Abstract

Alex Marland’s Brand Command: Canadian Politics and Democracy in the Age of Message Control provides us with insightful and profound lessons about how government works behind the scenes. Marland collected and analyzed a wealth of fascinating primary government data to write the book, and as a result, it demonstrates how tightly government can manage its communications, raises questions about how effective centralized systems are, and requires us all to reflect on how (or even if) we can judge whether the practice of political management is acceptable or not for democracy.
The book explores the increasing controlled and centralized communications that developed in the Canadian Conservative Harper Government, both his Prime Minister’s Office (PMO) and other areas of government, including ministerial departments. It does so through an understanding of political communication, the nature of the media, and political marketing, especially branding. When reading it, I was reminded of criticisms of Blair’s New Labour Government in the United Kingdom: The lessons it has are relevant to scholars and students interested in any democratic system.

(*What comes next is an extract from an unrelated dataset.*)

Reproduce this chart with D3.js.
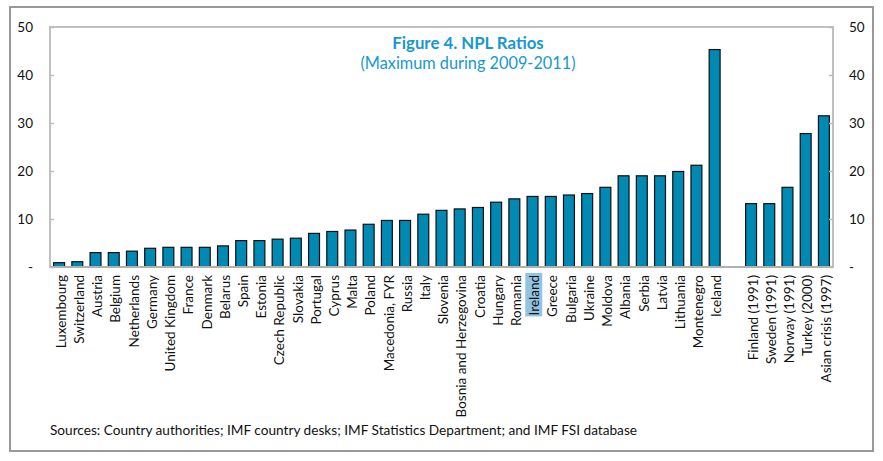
<!DOCTYPE html>
<html>
<head>
<meta charset="utf-8">
<script src="https://cdn.jsdelivr.net/npm/d3@7"></script>
<style>
  html, body { margin: 0; padding: 0; background: #fff; }
  svg { display: block; font-family: Lato, "Open Sans", sans-serif; }
</style>
</head>
<body>
<svg id="chart" width="883" height="461"></svg>
<script>
// ---- data ----
const countries = ["Luxembourg","Switzerland","Austria","Belgium","Netherlands","Germany","United Kingdom","France","Denmark","Belarus","Spain","Estonia","Czech Republic","Slovakia","Portugal","Cyprus","Malta","Poland","Macedonia, FYR","Russia","Italy","Slovenia","Bosnia and Herzegovina","Croatia","Hungary","Romania","Ireland","Greece","Bulgaria","Ukraine","Moldova","Albania","Serbia","Latvia","Lithuania","Montenegro","Iceland"];
const countryValues = [0.9,1.1,3.0,3.0,3.3,3.9,4.1,4.1,4.1,4.4,5.5,5.5,5.8,6.0,7.0,7.4,7.7,8.9,9.7,9.7,11.0,11.8,12.1,12.4,13.5,14.2,14.7,14.7,15.0,15.3,16.6,19.0,19.0,19.0,19.9,21.2,45.3];
const crises = ["Finland (1991)","Sweden (1991)","Norway (1991)","Turkey (2000)","Asian crisis (1997)"];
const crisisValues = [13.2,13.2,16.6,27.8,31.5];
const yTicks = [0,10,20,30,40,50];
const highlighted = "Ireland";
const titleText = "Figure 4. NPL Ratios";
const subtitleText = "(Maximum during 2009-2011)";
const sourceText = "Sources:  Country authorities; IMF country desks; IMF Statistics Department; and IMF FSI database";

const gapKey = "__gap__";
const domain = countries.concat([gapKey], crises);
const bars = countries.map((c,i)=>({c, v: countryValues[i]}))
  .concat(crises.map((c,i)=>({c, v: crisisValues[i]})));

// ---- layout ----
const svg = d3.select("#chart");
const L = 50, R = 833, T = 27, B = 267;

// outer frame
svg.append("rect").attr("x",10).attr("y",7).attr("width",863).attr("height",444)
  .attr("fill","none").attr("stroke","#999").attr("stroke-width",2);

const x = d3.scaleBand().domain(domain).range([L, R]).paddingInner(0.4).paddingOuter(0.2);
const y = d3.scaleLinear().domain([0,50]).range([B, T]);

// plot frame
svg.append("rect").attr("x",L).attr("y",T).attr("width",R-L).attr("height",B-T)
  .attr("fill","none").attr("stroke","#c0c0c0").attr("stroke-width",2);

// bars
svg.append("g").selectAll("rect").data(bars).join("rect")
  .attr("x", d=>x(d.c)).attr("width", x.bandwidth())
  .attr("y", d=>y(d.v)).attr("height", d=>y(0)-y(d.v))
  .attr("fill","#0089b2").attr("stroke","#111").attr("stroke-width",1.2);

// bottom axis line
svg.append("line").attr("x1",L).attr("x2",R).attr("y1",B).attr("y2",B)
  .attr("stroke","#b0b0b0").attr("stroke-width",2);

// y axes
const fmt = d => d === 0 ? "-" : d;
const yl = svg.append("g").attr("transform",`translate(${L},0)`)
  .call(d3.axisLeft(y).tickValues(yTicks).tickFormat(fmt).tickSize(-4).tickPadding(17));
const yr = svg.append("g").attr("transform",`translate(${R},0)`)
  .call(d3.axisRight(y).tickValues(yTicks).tickFormat(fmt).tickSize(-4).tickPadding(16));
[yl, yr].forEach(g => {
  g.select(".domain").remove();
  g.selectAll(".tick line").attr("stroke","#bbb").attr("stroke-width",1.5);
  g.selectAll(".tick text").attr("fill","#111").style("font-size","13.5px").style("font-family","Lato, sans-serif");
});

// category labels
const xa = svg.append("g").attr("transform",`translate(0,${B})`)
  .call(d3.axisBottom(x).tickSize(0).tickFormat(d => d === gapKey ? "" : d));
xa.select(".domain").remove();
xa.selectAll(".tick text")
  .attr("transform","rotate(-90)")
  .attr("x",-8).attr("y",2).attr("dy","0.35em")
  .style("text-anchor","end")
  .style("font-size","13.5px")
  .style("font-family","Lato, sans-serif")
  .attr("fill","#111");

// highlight label
xa.selectAll(".tick").filter(d => d === highlighted).each(function(){
  const t = d3.select(this).select("text");
  const bb = t.node().getBBox();
  d3.select(this).insert("rect","text")
    .attr("transform","rotate(-90)")
    .attr("x", bb.x - 1).attr("y", bb.y - 1)
    .attr("width", bb.width + 3).attr("height", bb.height + 1)
    .attr("fill","#93c3e2");
});

// titles
svg.append("text").attr("x",468).attr("y",49).attr("text-anchor","middle")
  .attr("fill","#1798cf").style("font-weight","bold").style("font-size","16.8px")
  .text(titleText);
svg.append("text").attr("x",468).attr("y",69).attr("text-anchor","middle")
  .attr("fill","#1798cf").style("font-size","16.3px")
  .text(subtitleText);

// source
svg.append("text").attr("x",50).attr("y",435)
  .attr("fill","#111").style("font-size","13px")
  .attr("textLength",587).attr("lengthAdjust","spacingAndGlyphs")
  .text(sourceText);
</script>
</body>
</html>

There are four key notable distinctions in the book. The first is that it shows how government works in practice. Chapter 9, “Politicization of Government Communications,” covers the practical aspects such as coordinating and running complex government diaries, going into depth into the nitty gritty of communication planning. Chapter 7, “Central Government Agencies and Communications,” also explains the different staff and units within the Canadian PMO. It gives a really valuable (and rare) sense of getting behind closed doors that is of interest to academics but also a guide to students wanting to go and work in government. It also discusses the pressures of working in government, commenting that “stress and anxiety are normal” (pp. 207–8) and “senior politicos learn on the campaign trail that barking orders at subordinates is tolerated and even rewarded if results follow” (p. 208). It also makes us think we need to do more in academia, media, and practice to improve working cultures in government and politics.
Second, the core methodological value is showcasing actual government documents. As well as conducting more than seventy interviews, Marland made 109 access to information requests to Canadian government departments and received four thousand pages of emails related to communications and branding. This is a methodology we could all consider copying where practical. The documents featured throughout the book bring the accounts of government communication alive and provide a fascinating insight into political behavior in government. For example, Marland notes on page 211 that memos to cabinet were required to include comments on how it relates to the government agenda, analyze the public environment, including public opinion and consultation outcomes. I was able to identify the document which I can then use in research but also teaching graduates workplace skills. I hope Marland finds a way to publish the web links and references, as well as the government documents, online as it would in itself create a valuable data resource.
Third, the major intellectual contribution is actually communications management and the implications of centralized control. It is less about branding than I expected from the title—and indeed my main critique would be that key branding theory is missed out from the review in Chapter 2 and that political branding is policy and decisions not just communications. However, as Marland concedes in the last chapter, “This book uses the word brand as an amalgam of the outcome of marketing theory, image management, centralized decision making, and communications simplicity” (p. 350). By the end, the book seemed more about the political management of organizational communication, which there is little if any literature on. Marland has therefore broken new ground and discovered a new area of practice that we need the literature to catch up with. The wealth of empirical sources Brand Command features should be connected with management organizational communications theory. From this flows issues of control/freedom and costs/benefits of this—highlighted for me when at the end of Chapter 9 on p. 325 Marland notes in relation to Harper’s unemotional response to public opinion around the 2015 refugee crisis that “a glaring weakness of brand control is an inability to pivot quickly when circumstances demand it . . . the process of tight scripting for planned events does not provide sufficient flexibility to respond to the unforeseen.”
Finally, Brand Command raises fundamental democratic questions as to how we judge whether political practice is acceptable for democracy or not. I am not talking about the usual question, “Is political communication/political marketing good or bad for democracy?” The more challenging question for us as scholars to debate is just because we do not find it nice, does that make it wrong/something we should prevent? In the preface of the book, Marland calls growth of top down command “an unedifying proposition” (p. xiii). And with words like distasteful, I am reminded of the legal ruling on a Canadian Senator Mike Duffy’s expense scandal that the PMO’s handling of the issue: “The precision and planning of the exercise would make any military commander proud. However, in the context of a democratic society, the plotting as revealed in the emails can only be described as unacceptable” (Judge Charles Vaillancourt). We need to develop concepts or principles as to what makes for acceptable plotting before making such judgment. Although we are right to question the democratic impact, we also need to develop training in effective and ethical political management that takes account of the realities of the environment political practitioners face made so clear by Marland’s book. Only then will our ivory tower critique have any chance of affecting the command structure used within our governments.